Zidane is the darling of this World Cup. Having vanished from the French side in August of 2004, he recanted and came out of retirement a year later to save France's qualification campaign. He did so, he said, because a voice spoke to him.

Zidane was born in Marseille and raised in La Castellane, one of the immense housing projects in the north of that city. His tough, Algerian background has made him an emblem of recent French sides, who have come to represent a different, modern and multiracial France.

For two months now he has been saying goodbye. Real Madrid, who made him the most expensive player in the world, wore special jerseys for his final game, with the legend "Zidane 2001-2006" under the club crest.

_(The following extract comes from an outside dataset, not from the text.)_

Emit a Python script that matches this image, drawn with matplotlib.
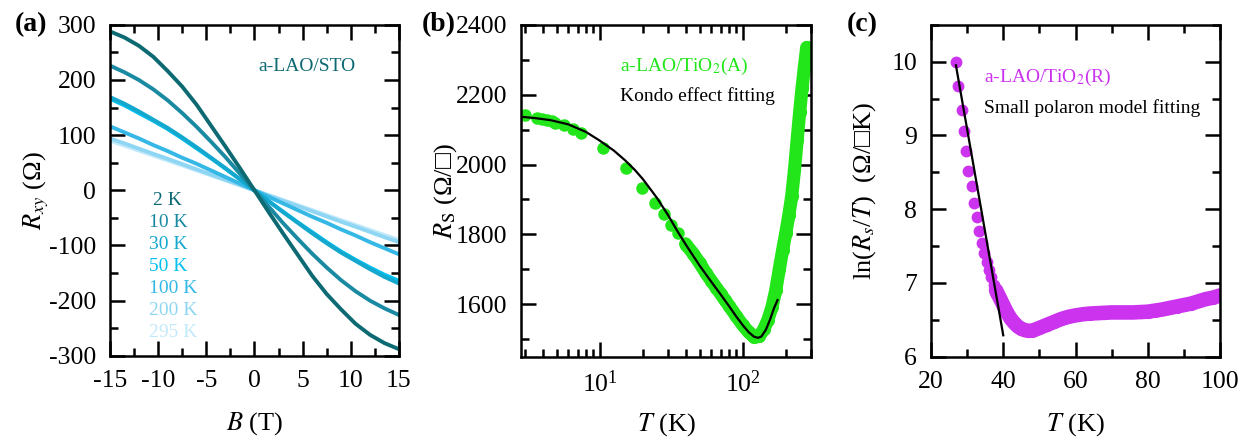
import numpy as np
import matplotlib
matplotlib.use("Agg")
import matplotlib.pyplot as plt
from matplotlib.ticker import MultipleLocator, LogLocator, NullFormatter

plt.rcParams['font.family'] = ['Liberation Serif', 'DejaVu Serif']
plt.rcParams['mathtext.fontset'] = 'stix'
plt.rcParams['axes.unicode_minus'] = False

## Data (a): Hall resistance vs field
B = [-15, -13.5, -12, -10.5, -9, -7.5, -6, -4.5, -3, -1.5, 0,
     1.5, 3, 4.5, 6, 7.5, 9, 10.5, 12, 13.5, 15]
temps_a = ["2 K", "10 K", "30 K", "50 K", "100 K", "200 K", "295 K"]
rxy_2K = [288, 277, 262, 242, 216, 188, 155, 117, 79, 40, 0,
          -40, -79, -117, -155, -188, -216, -242, -262, -277, -288]
rxy_10K = [226, 214, 200, 183, 163, 140, 115, 88, 60, 30, 0,
           -30, -60, -88, -115, -140, -163, -183, -200, -214, -226]
rxy_30K = [169, 157, 143, 128, 113, 96, 78, 59, 40, 20, 0,
           -20, -40, -59, -78, -96, -113, -128, -143, -157, -169]
rxy_50K = [166, 154, 140, 126, 111, 94, 76, 58, 39, 20, 0,
           -20, -39, -58, -76, -94, -111, -126, -140, -153, -164]
rxy_100K = [116, 105, 94, 82, 71, 59, 48, 36, 24, 12, 0,
            -12, -24, -36, -48, -59, -71, -82, -94, -105, -116]
rxy_200K = [94, 85, 75.5, 66, 57, 47.5, 38, 28.5, 19, 9.5, 0,
            -9.5, -19, -28.5, -38, -47.5, -57, -66, -75.5, -85, -94]
rxy_295K = [90, 81, 72, 63, 54, 45, 36, 27, 18, 9, 0,
            -9, -18, -27, -36, -45, -54, -63, -72, -81, -90]
colors_a = ['#0d6a72', '#1a8aa3', '#14a8cf', '#00c0f0', '#35b8e6', '#8ed6f3', '#c2e9f9']

## Data (b): sheet resistance vs T (log)
T_b_sparse = [3.0, 3.6, 3.9, 4.25, 4.6, 4.85, 5.6, 6.5, 7.4, 10.5, 15.1, 19.8, 24.2, 28.0, 31.6, 35.2, 39.1]
R_b_sparse = [2142, 2134, 2131, 2128, 2124, 2120, 2112, 2101, 2089, 2046, 1989, 1934, 1891, 1857, 1827, 1803, 1776]
T_b_dense = [40, 45, 50, 55, 60, 65, 70, 75, 80, 90, 100, 110, 120, 130, 140, 150, 160, 170, 180,
             190, 200, 210, 220, 230, 240, 250, 260, 270, 280]
R_b_dense = [1771, 1745, 1717, 1690, 1668, 1648, 1630, 1612, 1596, 1566, 1540, 1520, 1506, 1508, 1528, 1556, 1592, 1640, 1700,
             1755, 1805, 1855, 1910, 1985, 2070, 2150, 2220, 2280, 2335]
T_b_fit = [2.9, 3.5, 4.5, 6, 8, 10, 12.5, 15, 17.5, 20, 25, 30, 35, 40, 50, 60, 70, 80, 90, 100,
           110, 120, 128, 135, 145, 155, 165, 175]
R_b_fit = [2136, 2133, 2127, 2115, 2093, 2068, 2040, 2012, 1985, 1958, 1905, 1855, 1808, 1770, 1710, 1665, 1628, 1595, 1565, 1540,
           1520, 1507, 1504, 1508, 1527, 1556, 1588, 1612]

## Data (c): ln(Rs/T) vs T
T_c_sparse = [26.9, 27.4, 28.5, 29.2, 29.7, 30.3, 31.3, 32.0, 32.6, 33.3, 34.0, 34.8, 35.4, 36.1, 36.6, 37.3, 37.9]
L_c_sparse = [10.0, 9.67, 9.35, 9.06, 8.79, 8.52, 8.31, 8.08, 7.90, 7.70, 7.54, 7.40, 7.29, 7.17, 7.08, 6.97, 6.85]
T_c_dense = [38, 39, 40, 41, 42, 43, 44, 45, 46, 47, 48, 49, 50, 52, 54, 56, 58, 60, 62, 64, 66, 68, 70,
             72, 74, 76, 78, 80, 82, 84, 86, 88, 90, 92, 94, 96, 98, 100]
L_c_dense = [6.90, 6.80, 6.70, 6.60, 6.52, 6.46, 6.41, 6.38, 6.36, 6.35, 6.355, 6.37, 6.39, 6.43, 6.47, 6.51, 6.54, 6.56,
             6.575, 6.585, 6.59, 6.595, 6.60, 6.60, 6.60, 6.60, 6.605, 6.61, 6.625, 6.64, 6.66, 6.68, 6.70, 6.72,
             6.75, 6.78, 6.80, 6.83]
T_c_fit = [26.9, 40.0]
L_c_fit = [9.95, 6.29]

green = '#22e61a'
magenta = '#cc33ee'

fig = plt.figure(figsize=(12.49, 4.42), dpi=100)
ax1 = fig.add_axes([0.088, 0.195, 0.2314, 0.749])
ax2 = fig.add_axes([0.4171, 0.193, 0.2322, 0.751])
ax3 = fig.add_axes([0.7454, 0.193, 0.2314, 0.751])

def style(ax):
    ax.tick_params(which='both', direction='in', top=True, right=True, labelsize=18.5, pad=10)
    ax.tick_params(which='major', length=11, width=1.8)
    ax.tick_params(which='minor', length=6, width=1.8)
    for s in ax.spines.values():
        s.set_linewidth(1.8)

## (a)
series_a = [rxy_2K, rxy_10K, rxy_30K, rxy_50K, rxy_100K, rxy_200K, rxy_295K]
for i in range(len(series_a) - 1, -1, -1):
    ax1.plot(B, series_a[i], color=colors_a[i], lw=2.8)
ax1.set_xlim(-15, 15)
ax1.set_ylim(-300, 300)
ax1.xaxis.set_major_locator(MultipleLocator(5))
ax1.xaxis.set_minor_locator(MultipleLocator(2.5))
ax1.yaxis.set_major_locator(MultipleLocator(100))
ax1.yaxis.set_minor_locator(MultipleLocator(50))
style(ax1)
ax1.set_xlabel(r'$B$ (T)', fontsize=19)
ax1.set_ylabel(r'$R_{xy}$ (Ω)', fontsize=19)
ax1.xaxis.set_label_coords(0.5, -0.165)
ax1.yaxis.set_label_coords(-0.205, 0.5)
ax1.text(0.68, 0.875, 'a-LAO/STO', transform=ax1.transAxes, color='#0d6a72', fontsize=14, ha='center', va='center')
for i, t in enumerate(temps_a):
    ax1.text(0.15 if i == 0 else 0.135, 0.47 - i * 0.0665, t, transform=ax1.transAxes,
             color=colors_a[i], fontsize=14, ha='left', va='center')
fig.text(0.012, 0.945, '(a)', fontsize=20, fontweight='bold', va='center')

## (b)
ax2.plot(T_b_dense, R_b_dense, color=green, lw=9.5, solid_capstyle='round', zorder=2)
ax2.plot(T_b_dense, R_b_dense, 'o', color=green, ms=8.5, zorder=2)
ax2.plot(T_b_sparse, R_b_sparse, 'o', color=green, ms=8, zorder=2)
ax2.plot(T_b_fit, R_b_fit, color='black', lw=1.6, zorder=3)
ax2.set_xscale('log')
ax2.set_xlim(2.8, 300)
ax2.set_ylim(1450, 2400)
ax2.xaxis.set_major_locator(LogLocator(base=10))
ax2.xaxis.set_minor_locator(LogLocator(base=10, subs=np.arange(2, 10)))
ax2.xaxis.set_minor_formatter(NullFormatter())
ax2.yaxis.set_major_locator(MultipleLocator(200))
ax2.yaxis.set_minor_locator(MultipleLocator(100))
style(ax2)
ax2.set_xlabel(r'$T$ (K)', fontsize=19)
ax2.set_ylabel(r'$R_\mathrm{S}$ (Ω/□)', fontsize=19)
ax2.xaxis.set_label_coords(0.5, -0.165)
ax2.yaxis.set_label_coords(-0.215, 0.5)
ax2.text(0.34, 0.875, r'a-LAO/TiO$_2$(A)', transform=ax2.transAxes, color=green, fontsize=14, ha='left', va='center')
ax2.text(0.34, 0.785, 'Kondo effect fitting', transform=ax2.transAxes, color='black', fontsize=14, ha='left', va='center')
fig.text(0.338, 0.945, '(b)', fontsize=20, fontweight='bold', va='center')

## (c)
ax3.plot(T_c_dense, L_c_dense, color=magenta, lw=10.5, solid_capstyle='round', zorder=2)
ax3.plot(T_c_dense, L_c_dense, 'o', color=magenta, ms=8.5, zorder=2)
ax3.plot(T_c_sparse, L_c_sparse, 'o', color=magenta, ms=7.5, zorder=2)
ax3.plot(T_c_fit, L_c_fit, color='black', lw=1.6, zorder=3)
ax3.set_xlim(20, 100)
ax3.set_ylim(6, 10.5)
ax3.xaxis.set_major_locator(MultipleLocator(20))
ax3.xaxis.set_minor_locator(MultipleLocator(10))
ax3.yaxis.set_major_locator(MultipleLocator(1))
ax3.yaxis.set_minor_locator(MultipleLocator(0.5))
style(ax3)
ax3.set_xlabel(r'$T$ (K)', fontsize=19)
ax3.set_ylabel(r'ln($R_s$/$T$)  (Ω/□K)', fontsize=19)
ax3.xaxis.set_label_coords(0.5, -0.165)
ax3.yaxis.set_label_coords(-0.185, 0.5)
ax3.text(0.185, 0.84, r'a-LAO/TiO$_2$(R)', transform=ax3.transAxes, color=magenta, fontsize=14, ha='left', va='center')
ax3.text(0.185, 0.75, 'Small polaron model fitting', transform=ax3.transAxes, color='black', fontsize=14, ha='left', va='center')
fig.text(0.678, 0.945, '(c)', fontsize=20, fontweight='bold', va='center')

fig.savefig('out.png', dpi=100)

His club could manage only a draw on that day, and we suspected his farewell to the international stage would be just as lacking in glitter. Wrong. He has dragged France through the knockout stages and become the story of this competition.

The arrival of two young wide players seems to have been enough to revitalise him. Florent Malouda and Franck Ribery, the young man with the face stolen from a Marcel Pagnol novel, have worked and fetched and drawn water for the great man, leaving him to scheme and to taunt as the pilot of the team.

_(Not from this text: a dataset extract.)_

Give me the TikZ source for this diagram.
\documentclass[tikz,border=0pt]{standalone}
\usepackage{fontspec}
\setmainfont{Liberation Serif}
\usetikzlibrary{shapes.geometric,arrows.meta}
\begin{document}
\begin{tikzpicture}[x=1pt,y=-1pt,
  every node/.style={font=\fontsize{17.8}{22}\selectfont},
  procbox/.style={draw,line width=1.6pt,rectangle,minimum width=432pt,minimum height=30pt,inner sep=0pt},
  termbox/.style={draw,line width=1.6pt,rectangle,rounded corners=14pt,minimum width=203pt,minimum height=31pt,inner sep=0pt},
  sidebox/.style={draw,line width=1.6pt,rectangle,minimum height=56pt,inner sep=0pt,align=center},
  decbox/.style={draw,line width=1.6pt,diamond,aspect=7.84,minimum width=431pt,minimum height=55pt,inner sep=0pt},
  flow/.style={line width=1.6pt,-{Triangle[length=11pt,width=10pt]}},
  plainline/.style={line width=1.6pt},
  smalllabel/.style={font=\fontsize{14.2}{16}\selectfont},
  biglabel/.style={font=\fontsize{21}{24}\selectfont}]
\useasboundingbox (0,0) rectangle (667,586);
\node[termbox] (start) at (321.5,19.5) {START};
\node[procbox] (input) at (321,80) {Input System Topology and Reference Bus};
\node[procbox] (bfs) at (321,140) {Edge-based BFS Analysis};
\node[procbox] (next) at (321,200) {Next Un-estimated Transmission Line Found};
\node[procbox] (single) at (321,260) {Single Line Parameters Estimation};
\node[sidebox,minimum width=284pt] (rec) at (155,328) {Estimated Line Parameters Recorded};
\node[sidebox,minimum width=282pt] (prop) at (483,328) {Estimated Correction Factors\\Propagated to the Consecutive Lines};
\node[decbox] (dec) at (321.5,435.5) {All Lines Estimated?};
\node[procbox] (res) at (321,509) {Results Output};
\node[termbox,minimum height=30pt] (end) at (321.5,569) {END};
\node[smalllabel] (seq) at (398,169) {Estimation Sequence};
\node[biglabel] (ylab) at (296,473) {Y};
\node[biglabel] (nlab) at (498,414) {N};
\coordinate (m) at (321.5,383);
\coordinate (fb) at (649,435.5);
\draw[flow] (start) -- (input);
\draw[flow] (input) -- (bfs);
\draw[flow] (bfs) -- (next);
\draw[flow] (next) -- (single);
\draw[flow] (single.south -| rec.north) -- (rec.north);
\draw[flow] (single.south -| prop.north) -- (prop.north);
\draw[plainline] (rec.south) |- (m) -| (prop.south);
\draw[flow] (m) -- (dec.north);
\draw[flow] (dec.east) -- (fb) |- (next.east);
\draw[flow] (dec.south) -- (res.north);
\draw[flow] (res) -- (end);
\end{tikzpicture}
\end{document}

Sunday's final is pregnant with intrigue. Fabio Cannavaro's excellence in defence for Italy has been a huge part of their success. Will he pick up Zidane or will the Frenchman play too far back for that? For the Italians this journey has been as emotional as for the French. With the reputation of the domestic game in ribbons, the Italians came to a World Cup which had dumped them into the Group of Death.

Somehow they have emerged managing to look stronger with every outing, as if they are learning the game as they go along.

Their heroes are defenders Gianluca Zambrotta and Cannavaro and the 11 goals they have scored have been divided between 10 players, with only (ironically) the misfiring Luca Toni managing more than one score.

Italy have maintained their recent record of making the final every 12th year (1970, 1982, 1994 and 2006), but with France's progress to the final dance another piece of World Cup trivia fell. On Tuesday Germany lost in Dortmund for the first time ever. Last night Scolari lost his first ever World Cup game. Scolari is big enough and wise enough to know there could be no better author of his misfortune than the man they call Zizou.